Rayhan Hasan / blog

Jan 27, 2011 9:46am

Paul Lansky and Idioteque

I was browsing around the internet last night and I found out that Radiohead’s “Idioteque” uses a sample from Paul Lansky’s “mild und leise”.

Lansky wrote mild und leise in 1974, entered it in an electronic music competition, was chosen as one of the winners, and was included on an album featuring the winners of the competition called “Electronic Music Winners”. Jonny Greenwood found the record 25 years later and lifted a sample from it.

Listen to our beloved Idioteque (the sampled chords happen at 0:13):

And then listen to part of mild und leise that was used in Idioteque

You can read Paul Lansky’s take on it here. Here’s a snippet:

What’s especially cute, and also occured to Jonny Greenwood, is that I was about his current age, when I wrote the piece—sort of a musical time warp.
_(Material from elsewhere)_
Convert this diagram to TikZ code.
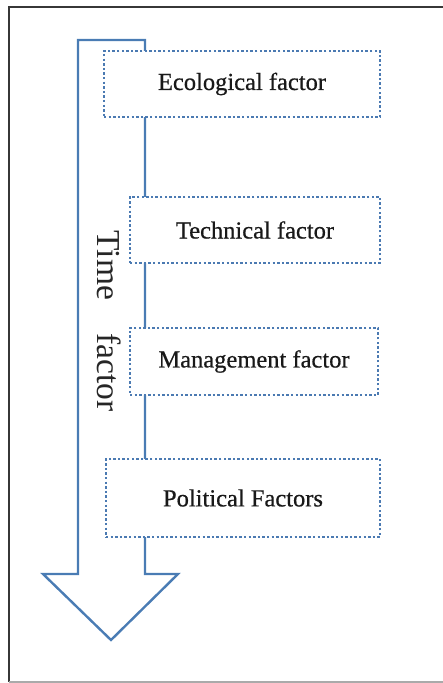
\documentclass[tikz,border=0pt]{standalone}
\usepackage{fontspec}
\setmainfont{Liberation Serif}
\newfontfamily\boxfont[FakeBold=0.6]{Liberation Serif}
\definecolor{arrowblue}{RGB}{74,124,180}
\definecolor{dotblue}{RGB}{75,122,178}
\definecolor{framegray}{RGB}{55,55,55}
\definecolor{framelight}{RGB}{170,170,170}
\begin{document}
\begin{tikzpicture}[x=1pt,y=-1pt,
  factorbox/.style={draw=dotblue, fill=white, line width=1.9pt,
    dash pattern=on 2.4pt off 2.2pt, inner sep=0pt, text=black!90,
    font=\boxfont\fontsize{24.5}{28}\selectfont},
  timearrow/.style={draw=arrowblue, fill=white, line width=2.4pt, line join=miter}]
\useasboundingbox (0,0) rectangle (442,683);
% outer frame
\draw[framegray, line width=2pt] (9,682) -- (9,7) -- (443,7);
\draw[framelight, line width=1.5pt] (9,682) -- (443,682);
% hollow downward arrow for time
\draw[timearrow] (78,40) -- (145,40) -- (145,574) -- (178,574) -- (111,640)
  -- (43,574) -- (78,574) -- cycle;
\node[rotate=-90, font=\fontsize{33.5}{38}\selectfont, text=black!85] (time)
  at (109,321) {Time\hspace{1.0em}factor};
% factor boxes
\node[factorbox, minimum width=276, minimum height=66] (eco) at (242,84) {Ecological factor};
\node[factorbox, minimum width=250, minimum height=66] (tech) at (255,230) {Technical factor};
\node[factorbox, minimum width=248, minimum height=67] (mgmt) at (254,361.5) {Management factor};
\node[factorbox, minimum width=274, minimum height=78] (pol) at (243,498) {Political Factors};
\end{tikzpicture}
\end{document}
Also, I found a copy of “Electronic Music Winners”. It was ripped from vinyl by muse1453, who also transcribed the liner notes. They include a short bit of text from Lansky and a poem (kind of). Read:

mild und leise was written and synthesized during 1973-74 using the IBM 360/91 computer at Princeton University and the Music 360 synthesis program written by Barry Vercoe. I want to thank my former student Richard Cann, composer of Bonnylee, for his help in learning how to use this program, and the Princeton University Computer Center for its generous allocation of computer time. This work is dedicated to Godfrey Winham.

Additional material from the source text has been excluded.